When $cov(Z_s,Z_u)=\sigma^2_{\max(s,u)}$ for normal random variables?

Question

Let $Z_1, Z_2, \dots, Z_n$ be normal random variables with mean zero and $Var(Z_i)=\sigma_i^2$. Under what condition $cov(Z_s,Z_u)=\sigma^2_{\max(s,u)}$?

Answer 1

I will only consider the $n=2$ case for a counter-example, as my linear algebra is not strong.

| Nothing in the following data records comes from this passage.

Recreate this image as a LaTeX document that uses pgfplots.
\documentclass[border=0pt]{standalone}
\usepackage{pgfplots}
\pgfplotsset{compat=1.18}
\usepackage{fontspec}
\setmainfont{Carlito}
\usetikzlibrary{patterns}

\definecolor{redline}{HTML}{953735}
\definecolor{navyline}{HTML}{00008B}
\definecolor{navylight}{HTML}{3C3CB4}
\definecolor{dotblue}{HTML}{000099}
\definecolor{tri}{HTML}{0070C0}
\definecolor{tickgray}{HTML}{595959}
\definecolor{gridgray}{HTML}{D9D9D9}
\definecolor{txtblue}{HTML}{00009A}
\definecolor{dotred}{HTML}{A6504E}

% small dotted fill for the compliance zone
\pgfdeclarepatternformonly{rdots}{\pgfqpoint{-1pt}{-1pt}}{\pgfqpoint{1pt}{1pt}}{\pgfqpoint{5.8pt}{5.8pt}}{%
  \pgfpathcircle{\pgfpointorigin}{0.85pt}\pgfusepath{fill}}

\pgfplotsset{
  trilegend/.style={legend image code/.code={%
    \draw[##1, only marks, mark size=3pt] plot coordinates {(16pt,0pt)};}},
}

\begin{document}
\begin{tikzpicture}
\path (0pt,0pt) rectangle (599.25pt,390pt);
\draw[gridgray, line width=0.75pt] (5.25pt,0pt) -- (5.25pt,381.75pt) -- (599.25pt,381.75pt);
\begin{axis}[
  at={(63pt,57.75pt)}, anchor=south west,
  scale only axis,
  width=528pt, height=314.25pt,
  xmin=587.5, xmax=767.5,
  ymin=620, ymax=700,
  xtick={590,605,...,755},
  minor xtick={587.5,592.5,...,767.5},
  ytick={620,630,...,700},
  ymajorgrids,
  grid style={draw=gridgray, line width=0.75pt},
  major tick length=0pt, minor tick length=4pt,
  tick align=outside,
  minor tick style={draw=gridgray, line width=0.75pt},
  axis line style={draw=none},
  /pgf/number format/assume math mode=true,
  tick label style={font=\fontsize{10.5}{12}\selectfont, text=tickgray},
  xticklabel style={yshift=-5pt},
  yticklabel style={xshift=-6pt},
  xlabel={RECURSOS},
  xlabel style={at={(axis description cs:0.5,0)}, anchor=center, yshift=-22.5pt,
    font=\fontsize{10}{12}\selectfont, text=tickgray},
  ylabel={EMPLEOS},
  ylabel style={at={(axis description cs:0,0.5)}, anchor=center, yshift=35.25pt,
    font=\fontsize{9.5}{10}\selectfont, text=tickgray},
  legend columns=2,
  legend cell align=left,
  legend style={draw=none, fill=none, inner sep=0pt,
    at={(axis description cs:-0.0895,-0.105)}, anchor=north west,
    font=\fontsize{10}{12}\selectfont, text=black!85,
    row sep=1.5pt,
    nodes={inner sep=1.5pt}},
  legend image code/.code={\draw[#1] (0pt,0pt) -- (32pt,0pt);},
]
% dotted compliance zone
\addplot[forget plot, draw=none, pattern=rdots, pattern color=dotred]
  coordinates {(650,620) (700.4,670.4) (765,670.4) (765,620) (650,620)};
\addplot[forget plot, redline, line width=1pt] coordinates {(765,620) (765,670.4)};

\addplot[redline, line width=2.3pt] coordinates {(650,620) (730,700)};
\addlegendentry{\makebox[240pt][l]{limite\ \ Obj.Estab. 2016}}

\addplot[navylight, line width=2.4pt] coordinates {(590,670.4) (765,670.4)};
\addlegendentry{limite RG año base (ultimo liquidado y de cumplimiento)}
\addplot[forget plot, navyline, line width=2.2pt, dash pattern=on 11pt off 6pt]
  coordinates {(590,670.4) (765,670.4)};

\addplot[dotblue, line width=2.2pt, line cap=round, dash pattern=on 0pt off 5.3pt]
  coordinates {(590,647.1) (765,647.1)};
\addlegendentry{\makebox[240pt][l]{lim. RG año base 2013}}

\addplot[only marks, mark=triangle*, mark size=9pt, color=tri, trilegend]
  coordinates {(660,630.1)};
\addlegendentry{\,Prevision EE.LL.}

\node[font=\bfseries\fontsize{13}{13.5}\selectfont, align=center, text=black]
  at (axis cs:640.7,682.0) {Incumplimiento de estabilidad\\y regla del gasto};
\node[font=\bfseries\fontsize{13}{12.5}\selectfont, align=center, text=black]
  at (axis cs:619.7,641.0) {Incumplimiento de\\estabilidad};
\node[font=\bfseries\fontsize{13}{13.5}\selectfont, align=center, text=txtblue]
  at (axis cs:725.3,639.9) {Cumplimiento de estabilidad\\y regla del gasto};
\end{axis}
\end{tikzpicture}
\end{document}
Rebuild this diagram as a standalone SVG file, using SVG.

But a covariance matrix M must be positive semi-definite, i.e. $z^T M z \geq 0$ for all column vectors $z$ of length $n$. As you have defined it, the covariance matrix would be of the form $M = (a,b;b,b)$, for some $a,b > 0$. Let $z = (x;y)$. Then to be positive semi-definite, $ax^2 + 2bxy + by^2 = ax^2 + b(2xy + y^2)\geq 0$ for all $x,y$ (this expression can be obtained by standard matrix operations). Only $b(2xy + y^2)$ can be negative, so we need $ax^2 \geq -b(2xy + y^2)$. For any $y, a, b$ there should be a suitable $x$ which breaks this inequality, so we have shown that this matrix cannot be a covariance matrix.